Меня как человека, перечитывающего Четвероевангелие регулярно (вот и нынче, великим постом), тоже не могут не раздражать те или иные сентенции и действия Иешуа Га-Ноцри (чисто эстетический аспект – и он в пользу Первоисточника); но, по-моему, иерусалимские главы в окончательном тексте романа получились вовсе не «Евангелием от Воланда» (то есть от монументализированного дьявола), а скорей уж – непреднамеренно – «Евангелием от Ария» (знаменитого ересиарха IV в., в области христологии отрицавшего несотворенность Сына и Его безначальность, следственно, богочеловечность Иисуса, который, огрублено говоря, представал неким «особым», не лишенным богоподобия Человеком, а не вочеловечившимся Богом). В романе так оно и есть. Иешуа не лишен некоторых атрибутов этой сверхчеловеческой «особости»; он не просто «учитель жизни» («бродячий философ»); от него исходит целительная сила (так сказать, «прана»), чтобы излечить Пилата от мигрени, ему не требуется даже прикосновения к болящему (вспомним кровоточивую, намерено прикоснувшуюся к одежде Христа, Который тут же почувствовал, что из Него изошла «сила»), он читает мысли собеседника, а не только проницает его тонкой наблюдательностью (изнемогающему от боли Пилату: «…ты малодушно помышляешь о смерти…»); в мистическом финале Иешуа участвует в вышнем решении о посмертной судьбе Мастера и т. п.
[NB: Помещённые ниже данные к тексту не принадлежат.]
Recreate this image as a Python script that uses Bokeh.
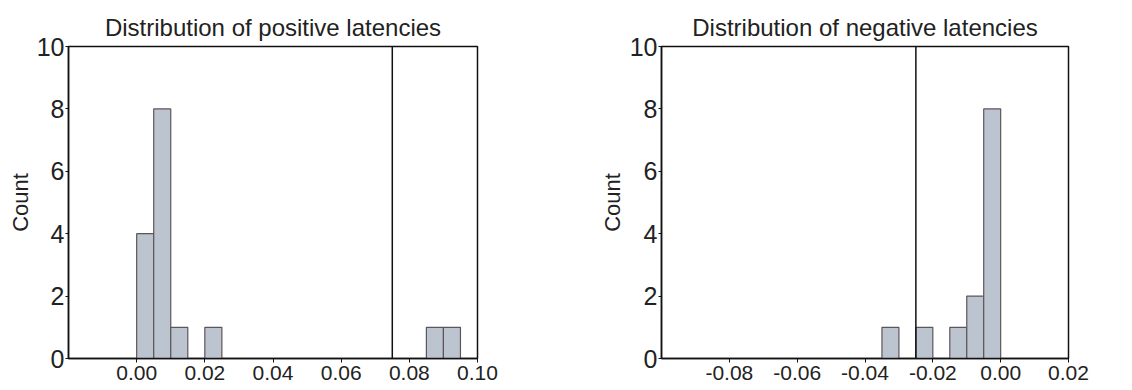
from bokeh.plotting import figure
from bokeh.layouts import row
from bokeh.models import Span, FixedTicker, NumeralTickFormatter, Range1d
from bokeh.embed import file_html
from bokeh.resources import INLINE

# ---- data ----
bin_width = 0.005
pos_bin_left = [0.000, 0.005, 0.010, 0.020, 0.085, 0.090]
pos_counts = [4, 8, 1, 1, 1, 1]
pos_threshold = 0.075
pos_xticks = [0.00, 0.02, 0.04, 0.06, 0.08, 0.10]

neg_bin_left = [-0.035, -0.025, -0.015, -0.010, -0.005]
neg_counts = [1, 1, 1, 2, 8]
neg_threshold = -0.025
neg_xticks = [-0.08, -0.06, -0.04, -0.02, 0.00, 0.02]

yticks = [0, 2, 4, 6, 8, 10]

FONT = "Liberation Sans"
TXT = "#222222"
FILL = "#bcc4cf"
EDGE = "#5e5558"


def make(title, lefts, counts, thr, xticks, xr, width, mbl, mbr, mbt, lab_standoff):
    p = figure(width=width, height=390, output_backend="svg", toolbar_location=None,
               x_range=Range1d(*xr), y_range=Range1d(0, 10),
               min_border_left=mbl, min_border_right=mbr, min_border_top=mbt,
               min_border_bottom=32, title=title)
    p.quad(left=lefts, right=[l + bin_width for l in lefts], bottom=0, top=counts,
           fill_color=FILL, line_color=EDGE, line_width=1.2)
    p.add_layout(Span(location=thr, dimension="height", line_color="#111111", line_width=1.5))
    p.xgrid.visible = False
    p.ygrid.visible = False
    p.outline_line_color = "#111111"
    p.outline_line_width = 1.5
    p.outline_line_alpha = 1.0
    p.background_fill_color = "white"
    p.border_fill_color = "white"

    p.title.text_font = FONT
    p.title.text_font_size = "24px"
    p.title.text_font_style = "normal"
    p.title.text_color = TXT
    p.title.align = "center"
    p.title.standoff = 12

    xa = p.xaxis[0]
    xa.ticker = FixedTicker(ticks=xticks)
    xa.formatter = NumeralTickFormatter(format="0.00")
    xa.major_label_text_font = FONT
    xa.major_label_text_font_size = "21px"
    xa.major_label_text_color = TXT
    xa.axis_line_color = "#111111"
    xa.axis_line_width = 1.5
    xa.major_tick_line_color = "#111111"
    xa.major_tick_out = 4
    xa.major_tick_in = 0
    xa.minor_tick_line_color = None
    xa.major_label_standoff = 3

    ya = p.yaxis[0]
    ya.ticker = FixedTicker(ticks=yticks)
    ya.major_label_text_font = FONT
    ya.major_label_text_font_size = "25px"
    ya.major_label_text_color = TXT
    ya.axis_line_color = "#111111"
    ya.axis_line_width = 1.5
    ya.major_tick_line_color = "#111111"
    ya.major_tick_out = 3
    ya.major_tick_in = 0
    ya.minor_tick_line_color = None
    ya.major_label_standoff = 1
    ya.axis_label = "Count"
    ya.axis_label_text_font = FONT
    ya.axis_label_text_font_size = "22px"
    ya.axis_label_text_font_style = "normal"
    ya.axis_label_text_color = TXT
    ya.axis_label_standoff = lab_standoff
    return p


p1 = make("Distribution of positive latencies", pos_bin_left, pos_counts, pos_threshold,
          pos_xticks, (-0.02, 0.10), 566, 68, 89, 42, 1)
p2 = make("Distribution of negative latencies", neg_bin_left, neg_counts, neg_threshold,
          neg_xticks, (-0.10, 0.02), 566, 95, 64, 46, 2)

layout = row(p1, p2)
open("out.html", "w").write(file_html(layout, INLINE))
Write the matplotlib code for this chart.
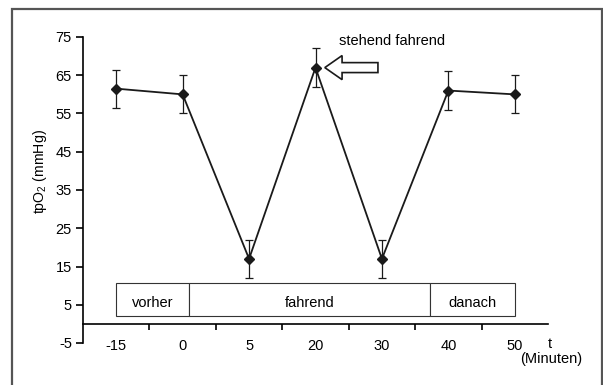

Можно отметить неслучайное совпадение облика и речей Иешуа с тенденциями в протестантской теологии, переживавшей в конце девятнадцатого и в двадцатом веке сильное брожение и обновление; с одной стороны, – сходство с либеральными ее течениями, с другой – с суровой «диалектической теологией», противопоставляющей застывшую «религию» (в романе – иудейство Каифы) – живой, в сущности, адогматической «вере».

Мне не выпадало профессионально бродить в лабиринтах булгаковедения, я не знаю, есть ли основательные труды (кроме категорических суждений о. Андрея Кураева) на счет означенной выше темы. Не знаю даже (переходя к другому вопросу) последних выводов текстологов о том, считать ли текст романа, публикуемый в основных разделах собраний сочинений писателя, дефинитивным, – ведь Булгаков, насколько известно, не расставался со своим романом до конца дней.

Повторю. Моя непосредственно читательская заметка рождена заминкой, загвоздкой – если угодно, охотничьей стойкой, – перед лицом одной из подробностей, влекущей к гипотезе с серьезными последствиями.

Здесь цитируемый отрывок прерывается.